>> Begin
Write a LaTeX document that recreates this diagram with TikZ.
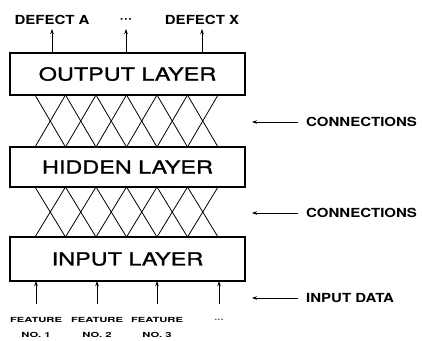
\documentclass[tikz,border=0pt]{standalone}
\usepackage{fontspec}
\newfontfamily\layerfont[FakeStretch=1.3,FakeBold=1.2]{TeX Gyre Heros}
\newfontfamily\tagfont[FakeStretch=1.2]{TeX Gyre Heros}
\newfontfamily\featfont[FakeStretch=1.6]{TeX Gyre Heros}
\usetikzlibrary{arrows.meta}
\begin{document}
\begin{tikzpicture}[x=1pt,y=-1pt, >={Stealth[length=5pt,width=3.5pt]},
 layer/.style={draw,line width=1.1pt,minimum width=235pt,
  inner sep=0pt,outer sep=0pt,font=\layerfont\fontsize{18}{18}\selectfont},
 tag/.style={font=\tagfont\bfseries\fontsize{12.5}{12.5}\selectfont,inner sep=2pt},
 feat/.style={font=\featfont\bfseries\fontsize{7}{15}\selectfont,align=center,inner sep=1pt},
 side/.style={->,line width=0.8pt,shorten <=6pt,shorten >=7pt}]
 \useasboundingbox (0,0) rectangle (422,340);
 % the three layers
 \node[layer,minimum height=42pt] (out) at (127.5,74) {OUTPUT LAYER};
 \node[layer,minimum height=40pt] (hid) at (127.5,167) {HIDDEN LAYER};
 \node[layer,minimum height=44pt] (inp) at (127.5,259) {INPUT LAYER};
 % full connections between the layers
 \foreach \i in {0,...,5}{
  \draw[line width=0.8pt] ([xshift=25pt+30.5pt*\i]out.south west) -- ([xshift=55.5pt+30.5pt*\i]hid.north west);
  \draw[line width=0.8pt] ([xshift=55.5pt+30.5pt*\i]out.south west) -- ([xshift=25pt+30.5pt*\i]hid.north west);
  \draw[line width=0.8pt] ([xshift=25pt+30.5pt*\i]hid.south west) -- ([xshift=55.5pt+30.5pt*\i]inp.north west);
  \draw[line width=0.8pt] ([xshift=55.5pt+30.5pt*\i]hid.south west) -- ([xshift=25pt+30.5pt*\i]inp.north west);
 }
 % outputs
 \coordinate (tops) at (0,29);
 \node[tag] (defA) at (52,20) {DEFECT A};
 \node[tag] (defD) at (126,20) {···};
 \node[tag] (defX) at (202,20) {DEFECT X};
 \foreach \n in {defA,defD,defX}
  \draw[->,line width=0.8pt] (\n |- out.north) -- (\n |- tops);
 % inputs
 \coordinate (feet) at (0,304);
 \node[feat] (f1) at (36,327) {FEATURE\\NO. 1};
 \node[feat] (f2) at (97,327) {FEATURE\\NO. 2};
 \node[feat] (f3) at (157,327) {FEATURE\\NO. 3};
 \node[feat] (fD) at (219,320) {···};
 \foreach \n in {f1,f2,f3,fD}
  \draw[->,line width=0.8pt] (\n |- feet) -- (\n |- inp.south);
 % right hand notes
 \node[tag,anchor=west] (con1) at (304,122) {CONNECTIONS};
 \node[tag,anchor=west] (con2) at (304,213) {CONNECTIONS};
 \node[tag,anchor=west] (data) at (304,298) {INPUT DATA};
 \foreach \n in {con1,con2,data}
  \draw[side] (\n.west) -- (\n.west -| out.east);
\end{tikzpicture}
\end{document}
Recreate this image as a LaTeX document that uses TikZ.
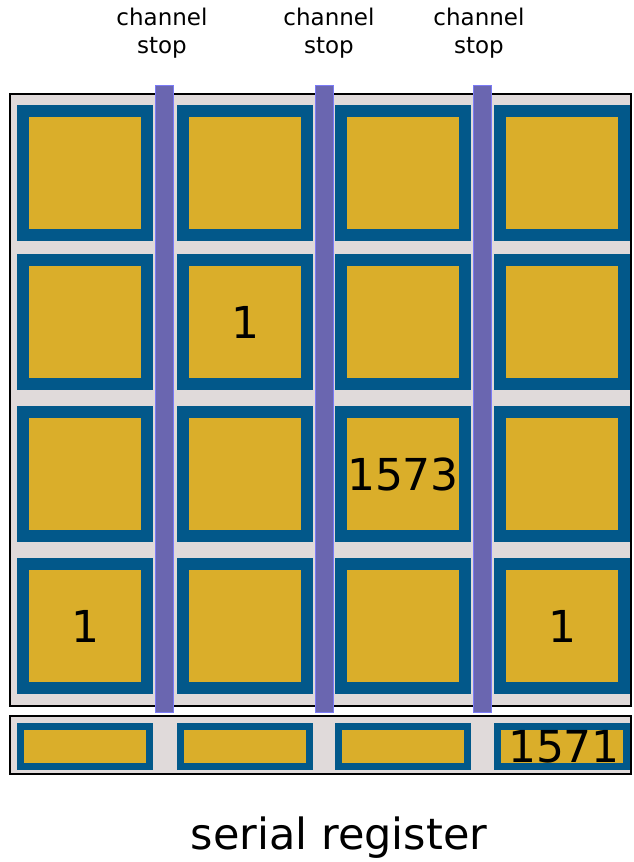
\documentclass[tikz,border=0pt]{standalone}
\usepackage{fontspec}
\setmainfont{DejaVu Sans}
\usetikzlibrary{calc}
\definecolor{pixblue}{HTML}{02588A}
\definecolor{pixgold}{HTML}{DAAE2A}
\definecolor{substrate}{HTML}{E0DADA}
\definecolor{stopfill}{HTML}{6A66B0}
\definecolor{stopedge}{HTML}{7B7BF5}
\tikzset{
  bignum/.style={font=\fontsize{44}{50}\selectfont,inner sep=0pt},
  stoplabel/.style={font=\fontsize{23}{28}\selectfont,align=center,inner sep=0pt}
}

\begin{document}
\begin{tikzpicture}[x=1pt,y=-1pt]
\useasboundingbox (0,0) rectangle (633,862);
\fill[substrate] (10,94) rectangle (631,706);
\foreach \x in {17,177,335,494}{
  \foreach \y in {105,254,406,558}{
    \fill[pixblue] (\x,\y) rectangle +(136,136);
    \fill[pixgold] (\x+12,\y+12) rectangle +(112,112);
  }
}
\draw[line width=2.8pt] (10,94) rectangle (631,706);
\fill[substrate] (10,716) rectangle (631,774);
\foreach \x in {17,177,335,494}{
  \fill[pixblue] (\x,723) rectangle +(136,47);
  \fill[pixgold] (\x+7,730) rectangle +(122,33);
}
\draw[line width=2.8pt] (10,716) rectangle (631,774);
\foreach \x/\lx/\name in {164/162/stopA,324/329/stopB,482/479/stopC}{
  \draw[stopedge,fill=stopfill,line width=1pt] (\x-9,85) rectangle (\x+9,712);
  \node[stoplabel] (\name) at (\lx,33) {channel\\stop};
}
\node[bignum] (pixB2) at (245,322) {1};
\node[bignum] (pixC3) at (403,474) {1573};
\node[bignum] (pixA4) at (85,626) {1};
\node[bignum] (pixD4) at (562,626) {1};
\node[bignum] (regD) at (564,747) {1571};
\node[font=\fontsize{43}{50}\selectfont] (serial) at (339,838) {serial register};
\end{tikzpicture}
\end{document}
>> End
Everything from the line with "Recreate this image" through the end of the records above, and nothing else, is to be quoted exactly; please leave the pictures out.

### FINISHED TASK:
Recreate this image as a LaTeX document that uses TikZ.
\documentclass[tikz,border=0pt]{standalone}
\usepackage{fontspec}
\setmainfont{DejaVu Sans}
\usetikzlibrary{calc}
\definecolor{pixblue}{HTML}{02588A}
\definecolor{pixgold}{HTML}{DAAE2A}
\definecolor{substrate}{HTML}{E0DADA}
\definecolor{stopfill}{HTML}{6A66B0}
\definecolor{stopedge}{HTML}{7B7BF5}
\tikzset{
  bignum/.style={font=\fontsize{44}{50}\selectfont,inner sep=0pt},
  stoplabel/.style={font=\fontsize{23}{28}\selectfont,align=center,inner sep=0pt}
}

\begin{document}
\begin{tikzpicture}[x=1pt,y=-1pt]
\useasboundingbox (0,0) rectangle (633,862);
\fill[substrate] (10,94) rectangle (631,706);
\foreach \x in {17,177,335,494}{
  \foreach \y in {105,254,406,558}{
    \fill[pixblue] (\x,\y) rectangle +(136,136);
    \fill[pixgold] (\x+12,\y+12) rectangle +(112,112);
  }
}
\draw[line width=2.8pt] (10,94) rectangle (631,706);
\fill[substrate] (10,716) rectangle (631,774);
\foreach \x in {17,177,335,494}{
  \fill[pixblue] (\x,723) rectangle +(136,47);
  \fill[pixgold] (\x+7,730) rectangle +(122,33);
}
\draw[line width=2.8pt] (10,716) rectangle (631,774);
\foreach \x/\lx/\name in {164/162/stopA,324/329/stopB,482/479/stopC}{
  \draw[stopedge,fill=stopfill,line width=1pt] (\x-9,85) rectangle (\x+9,712);
  \node[stoplabel] (\name) at (\lx,33) {channel\\stop};
}
\node[bignum] (pixB2) at (245,322) {1};
\node[bignum] (pixC3) at (403,474) {1573};
\node[bignum] (pixA4) at (85,626) {1};
\node[bignum] (pixD4) at (562,626) {1};
\node[bignum] (regD) at (564,747) {1571};
\node[font=\fontsize{43}{50}\selectfont] (serial) at (339,838) {serial register};
\end{tikzpicture}
\end{document}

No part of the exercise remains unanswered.